IOTA Qubic Smart Contracts

Breakdown of IOTA’s Qubic Compared to Ethereum (ETH) Smart Contracts

IOTA (MIOTA)–Two weeks ago, the IOTA Foundation released news concerning the long-anticipated Qubic Project. While Qubic does not constitute a new currency or coin offering, it will function as a significant improvement to the existing IOTA framework, particularly through the application of smart contracts. The press release concerning the launch of Qubic highlighted that the new protocol would focus on smart contracts, allowing for micropayments to be made through Tangle, in addition to providing an incentive for IOTA users to contribute to network function.

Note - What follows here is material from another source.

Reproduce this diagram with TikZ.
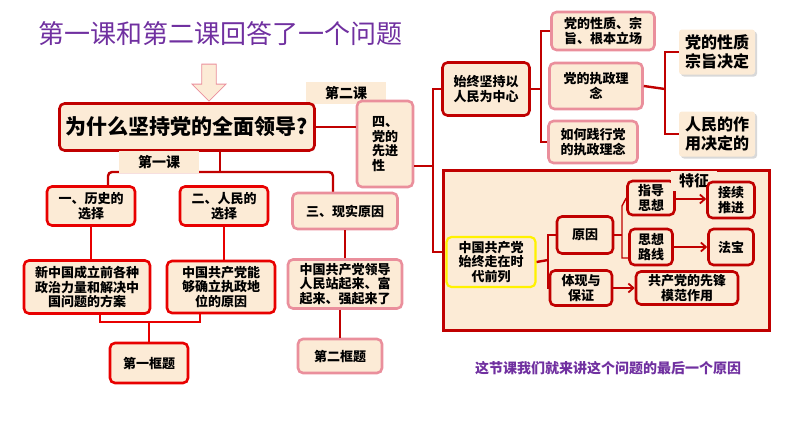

Tangle, Qubic and Smart Contracts

Tangle has been the key innovation for IOTA and the support of the IOTA Foundation, providing a technology that scales with network use. As opposed to Bitcoin’s transaction model, which relies upon miner fees that increase greatly with network congestion (reaching as high as 55 USD during last December’s high), Tangle employs a more efficient use of resources while avoiding the need for monetary fees. Instead of spending a percentage of their coin on transactions, IOTA users “pay” by providing computing power to support the consensus protocol for the entire network. As more users participate in IOTA and contribute to the network, the ability for the platform as a whole to handle more transactions also increases. Which means, the limitation to scale for IOTA is nonexistant, with the ability to handle greater volume rising with greater user participation.

Hence, the significance of IOTA’s Qubic providing an “incentive” for users to participate on the network. When it comes to Tangle, the greater the participation, the greater the utility. Smart contracts are also a major highlight to Qubic, and allow IOTA to challenge Ethereum as the most dominant currency in the field of contracts. As Reddit user u/Serialnvestor, pointed out in this analysis of Qubic vs. Ethereum smart contracts, IOTA has a significant advantage over Ethereum due to how the consensus mechanism operates:

Tangle qubics (once qubic goes live) will rely on a single quorum, or a group of quorums to perform a computation.

Ethereum smart contracts rely on every machine processing every transaction.

The ethereum network has a hidden flaw. Blocksize. The ethereum network has a gas limit rather than a block size. The ethereum network is composed of light nodes and full nodes. However with an unbounded blocksize, the network latency requirements to actually run a full node go up. And network latency does not obey moore’s law. What this means is that as the number of people who run full nodes goes down the ethereum network becomes more centralized.

IOTA, rather than relying upon each individual machine to participate in the consensus of smart contracts, is employing a quorum approach. From the definition of quorum: the minimum number of members of an assembly or society that must be present at any of its meetings to make the proceedings of that meeting valid. Execution of smart contracts, via Tangle, will institute a quorum-based approach for Qubic, meaning that a certain percentage of network users will be recruited to guarantee the security and consensus of the contract, without actually having to be validated by the entire network. The end result is greater efficiency and less time spent recruiting machines across the network. It would be similar to paying a fraction of an electorate base to verify the voting process for a political race, as opposed to requiring the consensus of every individual in a country.

Tangle continues to be the focal point for IOTA, both in terms of efficiency and its ability to dictate the future of cryptocurrency. While the coin is suffering from the price fall impacting the entire market, Qubic represents the type of innovation that could become a significant tailwind for cryptocurrency, particularly if the IOTA Foundation succeeds in making its technology the standard for the world’s 8-billion-plus IoT devices.